An embedding is a dense vector representation of a token (word, sub word, or character) which is used as input to a neural network. Vector embedding represents the semantic meaning. Over training, these embeddings learn to reflect semantic similarity:

"king" and "queen" → similar vectors

"dog" and "bark" → closer than "dog" and "car"

"run" and "ran" → closer due to contextual usage

These relationships are learned i.e. not manually defined.

Positional embeddings

Positional embedding adds the meaning to each token embedding that indicates position of the tokens in the sequence.

E.g.

The Cat sat on the Rat

The Rat sat on the Cat

Both of these have same tokens, but their position changes the semantics of the text totally. That is why positional embedding is needed.

E.g. for The Cat sat on the Rat, positional encoding is different from The Rat sat on the Cat

Encoder

Encoder transforms sentences into mathematical sequence.

The process of converting text into tokens is known as encoding. Each model have different representation of the token for the text. E.g. shows encoding using gpt-40. If a different model is chosen, it would generate different tokens.

import tiktoken
encoder = tiktoken.encoding_for_model("gpt-4o")
print("Vocab size" , encoder.n_vocab)
text = "The food is inside the plate."    # Example text to encode
tokens = encoder.encode(text)
print("Tokens:", tokens)

Output
Vocab size 200019
Tokens: [976, 4232, 382, 6772, 290, 14651]

Decoder

Decoding is the process of converting tokens back to text.

import tiktoken
encoder = tiktoken.encoding_for_model("gpt-4o")
print("Vocab size" , encoder.n_vocab)
text = "The food is inside the plate."    # Example text to encode
tokens = encoder.encode(text)
print("Tokens:", tokens)
print("Decoded text:", encoder.decode(tokens))

Output
Vocab size 200019
Tokens: [976, 4232, 382, 6772, 290, 14651]
Decoded text: The food is inside the table.

Self-Attention

Token talks to each other to adjust their embeddings. It enables the model to determine the most important part by looking into different parts of the sequence. The model can calculate attention scores, which determine how much focus each token should receive when generating predictions.

Multi-head Attention

Multi-head attention looks into different aspects, as an example it may look into aspects such as :

What
When
Who

The vectors are split into different heads and each head process a segment of the embeddings independently, capturing different syntactics and semantics relationship.

Temperature

Temperature determines the randomness. It is used by SoftMax function to determine the creativeness.

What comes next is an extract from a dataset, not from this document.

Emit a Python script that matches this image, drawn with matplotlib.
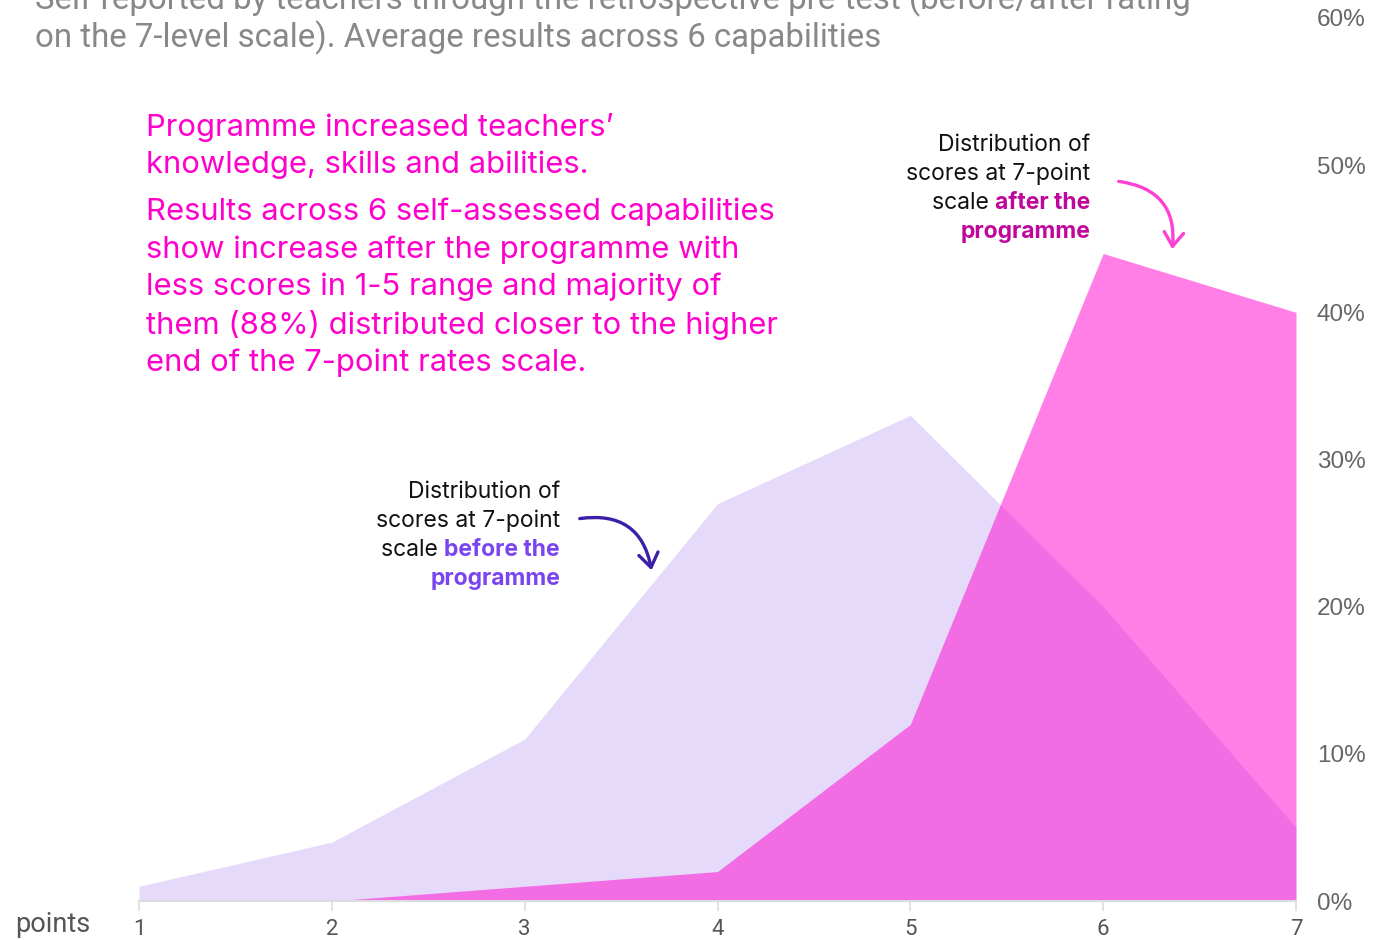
import matplotlib.pyplot as plt
from matplotlib.patches import FancyArrowPatch
from matplotlib.ticker import FuncFormatter

points = [1, 2, 3, 4, 5, 6, 7]
before = [1, 4, 11, 27, 33, 20, 5]
after = [0, 0, 1, 2, 12, 44, 40]

subtitle = ["Self-reported by teachers through the retrospective pre-test (before/after rating",
            "on the 7-level scale). Average results across 6 capabilities"]
headline = "Programme increased teachers’\nknowledge, skills and abilities."
body = ("Results across 6 self-assessed capabilities\nshow increase after the programme with\n"
        "less scores in 1-5 range and majority of\nthem (88%) distributed closer to the higher\n"
        "end of the 7-point rates scale.")

W, H = 1391, 940
fig = plt.figure(figsize=(W / 100, H / 100), dpi=100)
ax = fig.add_axes([139 / W, (H - 901) / H, (1296 - 139) / W, (901 - 18) / H])

ax.fill_between(points, before, 0, color='#E5DAFA', linewidth=0)
ax.fill_between(points, after, 0, color='#FF00D0', alpha=0.5, linewidth=0)

ax.set_xlim(1, 7)
ax.set_ylim(0, 60)
ax.set_xticks(points)
ax.set_yticks(range(0, 61, 10))
ax.yaxis.tick_right()
ax.yaxis.set_major_formatter(FuncFormatter(lambda v, p: f'{v:.0f}%'))
for s in ['top', 'left', 'right']:
    ax.spines[s].set_visible(False)
ax.spines['bottom'].set_color('#DDDDDD')
ax.spines['bottom'].set_linewidth(1.5)
ax.tick_params(axis='x', colors='#DDDDDD', length=7, width=1.2, labelcolor='#555555',
               labelsize=16, pad=6)
ax.tick_params(axis='y', length=0, labelcolor='#666666', labelsize=17.5, pad=15)
for lab in ax.get_xticklabels():
    lab.set_family('Roboto')
for lab in ax.get_yticklabels():
    lab.set_family('Liberation Sans')

fig.text(15 / W, 1 - 925 / H, 'points', fontsize=19.5, color='#555555', family='Roboto',
         va='center', ha='left')

# subtitle (top line partly cut off, as in the original)
fig.text(35 / W, 1 - 0 / H, subtitle[0], fontsize=23.8, color='#888888', family='Roboto',
         va='center', ha='left')
fig.text(35 / W, 1 - 38 / H, subtitle[1], fontsize=23.8, color='#888888', family='Roboto',
         va='center', ha='left')

magenta = '#FF00CC'
fig.text(146 / W, 1 - 113 / H, headline, fontsize=22.3, color=magenta, family='Inter',
         va='top', ha='left', linespacing=1.38)
fig.text(146 / W, 1 - 198 / H, body, fontsize=22.3, color=magenta, family='Inter',
         va='top', ha='left', linespacing=1.38)

renderer = fig.canvas.get_renderer()


def note(x_right, y_top, word, color):
    lines = ['Distribution of', 'scores at 7-point']
    step = 29
    fs = 16.5
    for i, t in enumerate(lines):
        fig.text(x_right / W, 1 - (y_top + i * step) / H, t, fontsize=fs, color='#111111',
                 family='Inter', ha='right', va='center')
    y3 = y_top + 2 * step
    b = fig.text(x_right / W, 1 - y3 / H, f'{word} the', fontsize=fs, color=color,
                 family='Inter', weight='bold', ha='right', va='center')
    x0 = b.get_window_extent(renderer).x0
    fig.text(x0 / W, 1 - y3 / H, 'scale ', fontsize=fs, color='#111111',
             family='Inter', ha='right', va='center')
    fig.text(x_right / W, 1 - (y_top + 3 * step) / H, 'programme', fontsize=fs, color=color,
             family='Inter', weight='bold', ha='right', va='center')


note(560, 492, 'before', '#7A45F0')
note(1090, 145, 'after', '#C0079C')

fig.add_artist(FancyArrowPatch(
    (577 / W, 1 - 519 / H), (652 / W, 1 - 573 / H), transform=fig.transFigure,
    connectionstyle='arc3,rad=-0.5', arrowstyle='->,head_length=10,head_width=7',
    color='#3B1FA8', linewidth=2.4))
fig.add_artist(FancyArrowPatch(
    (1116 / W, 1 - 181 / H), (1172 / W, 1 - 252 / H), transform=fig.transFigure,
    connectionstyle='arc3,rad=-0.5', arrowstyle='->,head_length=10,head_width=7',
    color='#FF40D4', linewidth=2.4))

fig.savefig('out.png', dpi=100)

temperature = 1: It has no effect on the softmax outputs.
temperature < 1: Lower temperature makes the model more confident and deterministic, leading to more predictable outputs.
temperature > 1: Higher temperature allows more randomness in the generated text – what some refer to as model “creativity”.

Softmax

Softmax helps answer the question:

“Given a list of scores, how likely is each option compared to the others?”

It converts a vector of K real numbers into a probability distribution of K possible outcomes.

In a neural network that predicts digits (0–9), the output might look like this:

Raw output: [1.5, 2.8, -0.3, 5.1, ..., 0.9]

Softmax: [0.01, 0.04, 0.005, 0.85, ..., 0.002]

So the model thinks:

“It’s probably a 3 with 85% confidence.”

Knowledge cut-off

The knowledge cutoff refers to the latest date up to which an AI model (like me, ChatGPT) has been trained on information from the internet, books, articles, etc.